Brilliant Brie and Cranberry Tart

This time of year is almost certainly a time for indulgence and this tart definitely gives you plenty of that! 

Buttery puff-pastry, tangy cranberries and oozy, gooey melted brie - what more do you want?! It's an age-old combination that works again and again. This tart could not be easier or quicker to prepare, with ready-made puff-pastry and store-bought cranberry sauce cutting a few corners for you. What's more, it can be prepared almost completely in advance making it perfect for entertaining!

Brilliant Brie and Cranberry Tart
Serves 8

320g sheet of ready-rolled puff pastry
1 medium egg, lightly beaten
150g cranberry sauce
1 tbsp balsamic vinegar
300g brie, thickly sliced
Small bunch of fresh thyme, leaves picked
2 tbsp shelled pistachios, roughly chopped
Honey to drizzle

Preheat the oven to 190C and line a large baking tray with baking parchment. 

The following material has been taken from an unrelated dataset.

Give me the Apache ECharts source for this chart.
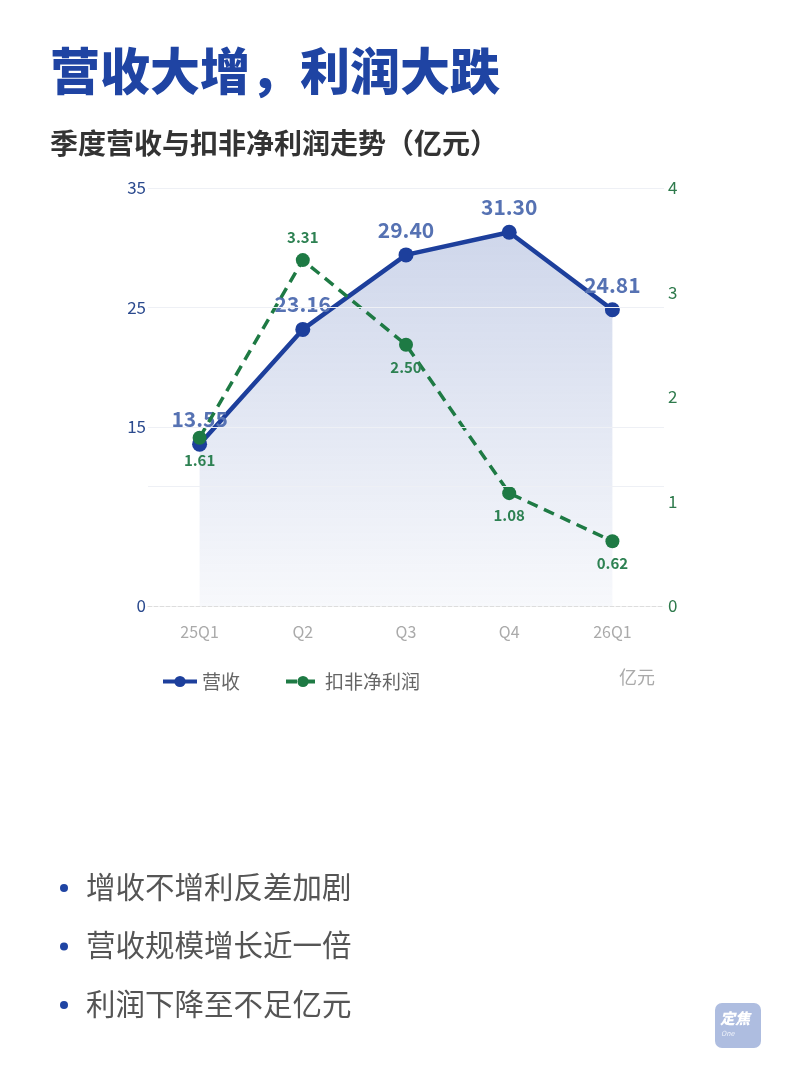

Unroll the pastry and lift onto the tray. Use a knife to score a 1.5cm border around the edge of the pastry (do not cut all the way through though!). Brush the border with beaten egg. Cook in the oven for 15 minutes.

Carefully remove the tray from the oven and, with the back of a spoon, gently press down the pastry inside the border. In a small bowl, mix the cranberry sauce with the balsamic vinegar. Spread on the pastry inside the border and lay the brie slices on top, evenly spaced out. Scatter over the thyme and some freshly ground black pepper.

Cook the tart for a further 10 minutes in the oven until the brie is melted and lightly golden brown. Transfer to a board, scatter over the pistachios and drizzle with honey. Serve warm.

TIP: This dish can easily be made in advance. Prepare to the end of step three, loosely cover with foil and keep in the fridge for up to two days. To serve, preheat the oven to 190C, uncover the tart and complete step four.